According to aspects of the inventive concept, the internal insulating layer including the first material having the band gap greater than the band gap of the material included in each of the charge storage layer and the ferroelectric layer may be interposed between the charge storage layer and the ferroelectric layer. Accordingly, the charges trapped in the charge storage layer may not leak into the ferroelectric layer. As a result, the data in the data storage pattern may not be unnecessarily changed, thereby the reliability of the three-dimensional semiconductor memory device may be improved.

According to aspects of the inventive concept, the internal insulating layer is interposed between the charge storage layer and the ferroelectric layer, and thus the equivalent oxide thickness (EOT) between the first and second gate electrodes and the ferroelectric layer may be increased. Accordingly, the memory window of the three-dimensional semiconductor memory device may be increased.
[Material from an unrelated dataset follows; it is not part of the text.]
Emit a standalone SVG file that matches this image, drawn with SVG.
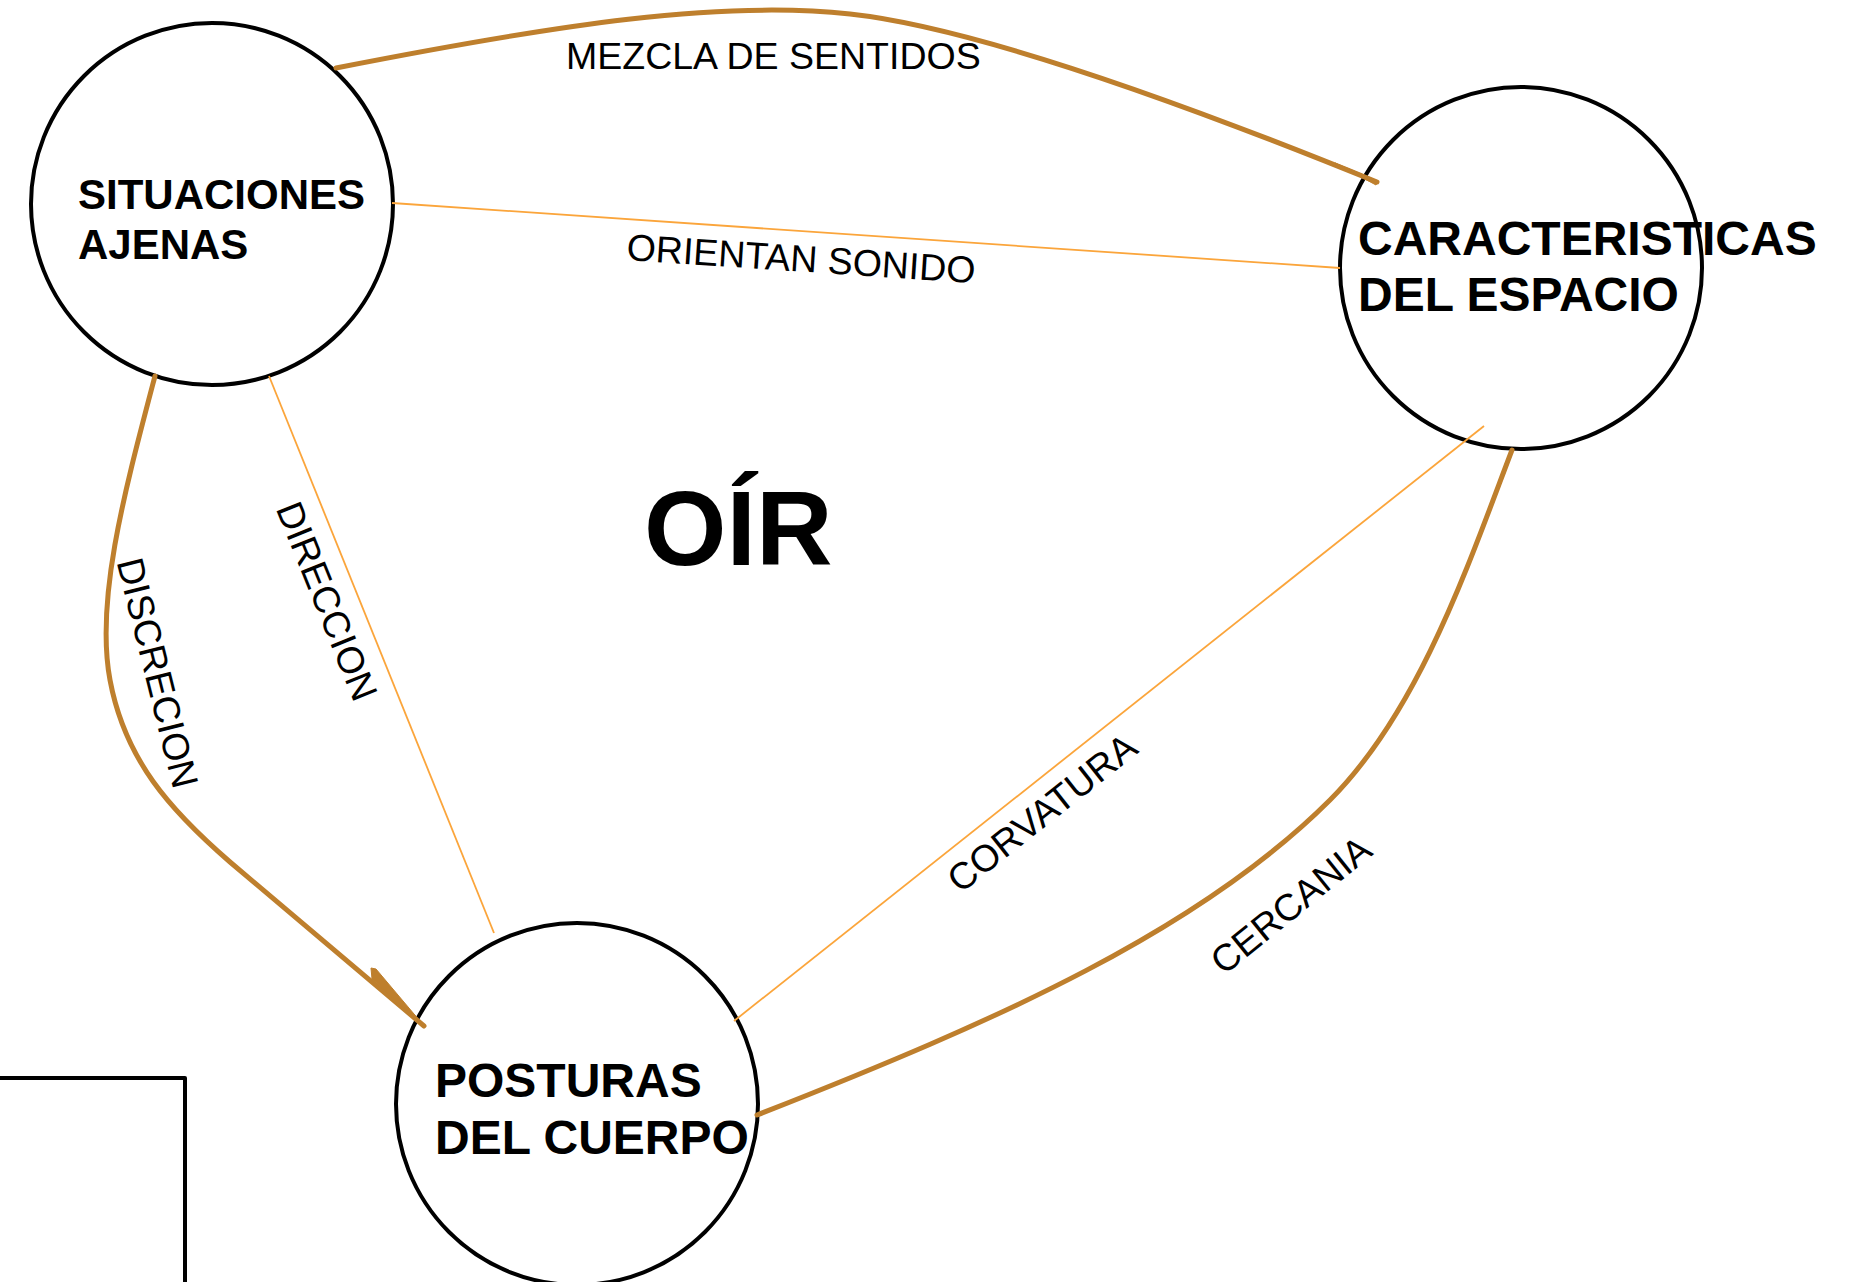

According to aspects of the inventive concept, the internal insulating layer including a high-k second material may be interposed between the charge storage layer and the ferroelectric layer. Accordingly, the increase in the operating voltage for storing data in the data storage pattern may be minimized. In addition, as the internal insulating layer is provided, the memory window of the three-dimensional semiconductor memory device may be maintained even when the thickness of the gate insulating layer is formed smaller. Accordingly, the operating voltage may be reduced, thereby improving the power consumption of the three-dimensional semiconductor memory device.

While embodiments are described above, a person skilled in the art may understand that many modifications and variations are made without departing from the spirit and scope of the inventive concept. Accordingly, the example embodiments of the inventive concept should be considered in all respects as illustrative and not restrictive.